I am a big fan of not just capturing if your Change effort was an Emergency or not but what the real driver for the change was.

In particular, I believe you can “categorize” your change efforts into just a few buckets:

Break/fix – something is broken and you have to fix it.

Planned Maintenance – Maybe this is a planned patch or reboot or even upgrade of your application. This is just to keep things going, maybe to maintain support with a vendor or close a security hole. There is no “additional benefit” to the client  that is driving this effort there might be some, but it isn’t the driver. How do you know if it is the driver? Well, how are you selling the effort? Are you selling it the change effort as something that will change the way the client works (additional features) or will they even notice? Is it more for your IT support staff or for the client? If it is for your IT staff – it is PM (unless it has already broken, then it is B/F).

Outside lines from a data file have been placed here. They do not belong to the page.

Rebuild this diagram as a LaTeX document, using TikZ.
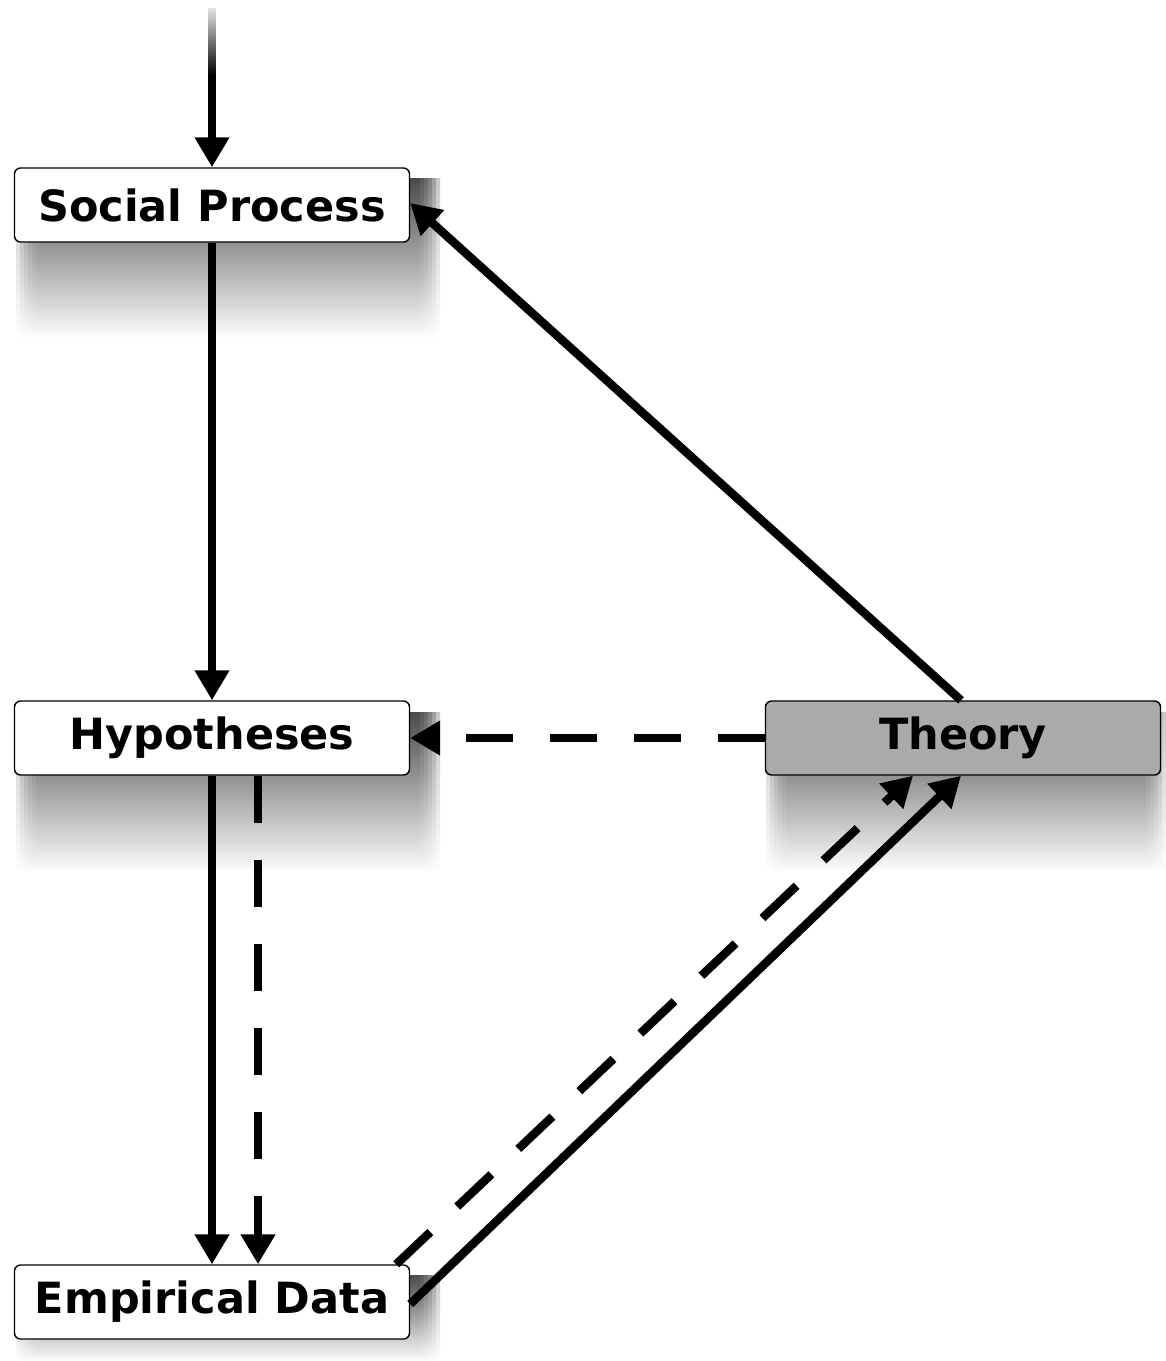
\documentclass[tikz,border=0pt]{standalone}
\usepackage{fontspec}
\setmainfont{DejaVu Sans}
\usetikzlibrary{arrows.meta,fadings,shadings}
\definecolor{theorygray}{RGB}{170,170,170}
\tikzfading[name=whitetop, top color=transparent!0, bottom color=transparent!100]
\newcommand\mkshadow[4]{%
  \foreach \i in {0,...,5}{%
    \shade[top color=black!85, middle color=black!70, bottom color=white, opacity=0.25]
      ({#1+\i*4},#2) rectangle ({#3-\i*4},#4);
  }%
}
\tikzset{
  box/.style={draw, rounded corners=6pt, line width=1.4pt, fill=white,
    minimum width=395pt, minimum height=74pt, inner sep=0pt,
    font=\fontsize{43}{52}\selectfont\bfseries},
  conn/.style={line width=8.5pt, -{Triangle[length=30pt,width=33pt]}},
  dconn/.style={conn, dash pattern=on 47pt off 37pt}
}
\begin{document}
\begin{tikzpicture}[x=1pt,y=-1pt]
\useasboundingbox[fill=white] (0,0) rectangle (1166,1361);
% shadows
\mkshadow{16}{178}{440}{338}
\mkshadow{16}{712}{440}{872}
\mkshadow{766}{712}{1166}{872}
\mkshadow{16}{1275}{440}{1361}
% nodes
\node[box] (sp) at (212,205) {Social Process};
\node[box] (hyp) at (212,738) {Hypotheses};
\node[box, fill=theorygray] (th) at (963,738) {Theory};
\node[box] (ed) at (212,1302) {Empirical Data};
\coordinate (top) at (212,8);
% connectors
\draw[conn] (top) -- (sp.north);
\fill[white, path fading=whitetop] (196,0) rectangle (228,75);
\draw[conn] (sp.south) -- (hyp.north);
\draw[conn] ([xshift=-2pt]th.north) -- ([yshift=2pt]sp.east);
\draw[dconn] (th.west) -- (hyp.east);
\draw[conn] (hyp.south) -- (ed.north);
\draw[dconn] ([xshift=46pt]hyp.south) -- ([xshift=46pt]ed.north);
\draw[dconn] ([xshift=-14pt]ed.north east) -- ([xshift=-50pt]th.south);
\draw[conn] ([yshift=-2pt]ed.east) -- ([xshift=-2pt]th.south);
\end{tikzpicture}
\end{document}
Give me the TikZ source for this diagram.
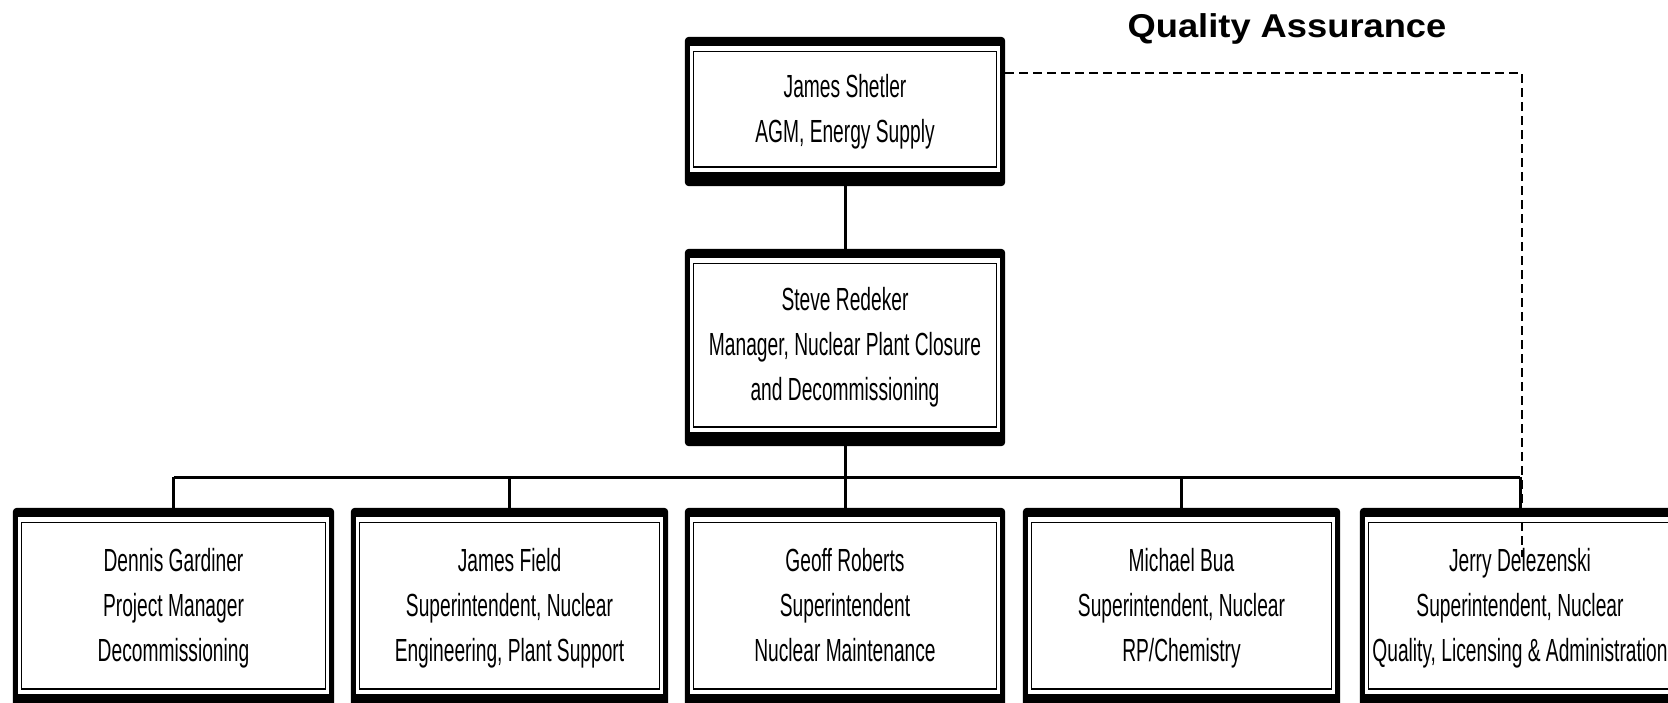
\documentclass[tikz,border=0pt]{standalone}
\usepackage{fontspec}
\setmainfont{Liberation Sans}
\newfontfamily\condfont[FakeStretch=0.6]{Liberation Sans}
\newfontfamily\qafont[FakeStretch=1.1]{Liberation Sans}
\usetikzlibrary{backgrounds}
\begin{document}
\begin{tikzpicture}[x=1pt,y=-1pt,
  orgbox/.style={inner sep=0pt, minimum width=320pt, align=center,
    font=\condfont\fontsize{32}{45}\selectfont},
  conn/.style={line width=3pt},
  qaline/.style={line width=2pt, dash pattern=on 9pt off 5pt},
  qatitle/.style={font=\qafont\bfseries\fontsize{33}{40}\selectfont, anchor=base, inner sep=0pt}]
\useasboundingbox (0,0) rectangle (1668,702);

\node[qatitle] (qa) at (1287,37) {Quality Assurance};

\node[orgbox, minimum height=149pt] (shetler) at (845,111.5) {James Shetler\\AGM, Energy Supply};
\node[orgbox, minimum height=197pt] (redeker) at (845,347.5) {Steve Redeker\\Manager, Nuclear Plant Closure\\and Decommissioning};

\node[orgbox, minimum height=200pt, minimum width=321pt] (gardiner) at (173.5,608) {Dennis Gardiner\\Project Manager\\Decommissioning};
\node[orgbox, minimum height=200pt, minimum width=317pt] (field) at (509.5,608) {James Field\\Superintendent, Nuclear\\Engineering, Plant Support};
\node[orgbox, minimum height=200pt] (roberts) at (845,608) {Geoff Roberts\\Superintendent\\Nuclear Maintenance\vphantom{g}};
\node[orgbox, minimum height=200pt, minimum width=317pt] (bua) at (1181.5,608) {Michael Bua\\Superintendent, Nuclear\\RP/Chemistry};
\node[orgbox, minimum height=200pt] (delez) at (1520,608) {Jerry Delezenski\\Superintendent, Nuclear\\Quality, Licensing \& Administration};

\begin{scope}[on background layer]
\fill[white] (0,0) rectangle (1668,702);
\foreach \n in {shetler,redeker,gardiner,field,roberts,bua,delez}{
  \fill[black, rounded corners=4pt] (\n.north west) rectangle (\n.south east);
  \fill[white] ([xshift=5pt,yshift=-9pt]\n.north west) rectangle ([xshift=-5pt,yshift=14pt]\n.south east);
  \draw[line width=1.5pt] ([xshift=8.5pt,yshift=-14.5pt]\n.north west) rectangle ([xshift=-8.5pt,yshift=19pt]\n.south east);
}
\end{scope}

\coordinate (busmid) at (845,477);
\draw[conn] (shetler.south) -- (redeker.north);
\draw[conn] (redeker.south) -- (busmid);
\draw[conn] (gardiner.north |- busmid) -- (delez.north |- busmid);
\foreach \n in {gardiner,field,roberts,bua,delez}
  \draw[conn] (\n.north |- busmid) -- (\n.north);

\coordinate (qacorner) at (1522,73);
\coordinate (qaend) at (1522,557);
\draw[qaline] (shetler.east |- qacorner) -- (qacorner) -- (qaend);
\end{tikzpicture}
\end{document}
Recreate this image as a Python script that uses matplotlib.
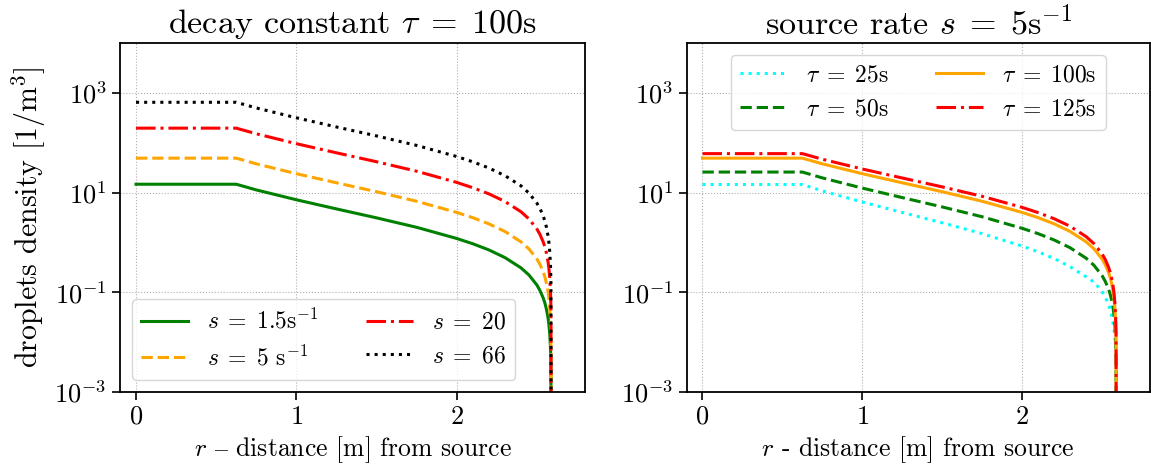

Enhancement – This one is tricky. Most people in IT will want their work to go here but in reality, it is probably PM. Enhancement is for change efforts that will ‘enhance’ the way the client does work today. It will cause some Business change as a result. If your change doesn’t do this, or doesn’t intend to do this, it isn’t an Enhancement. Some examples:

I have a plain old telephone system. I am switching it all out for IP telephony at some considerable expense. This requires a lot of IT engineering and transition planning. When it is done, the business will be able to make phone calls just like they do today.

So, what kind of change is that?

If you answered Enhancement – you would be wrong. Nothing about how the business functions will be changed because of this effort. They will still make phone calls like they used to. The underlying technology has changed but that did not “enhance” the business did it? No, it did not.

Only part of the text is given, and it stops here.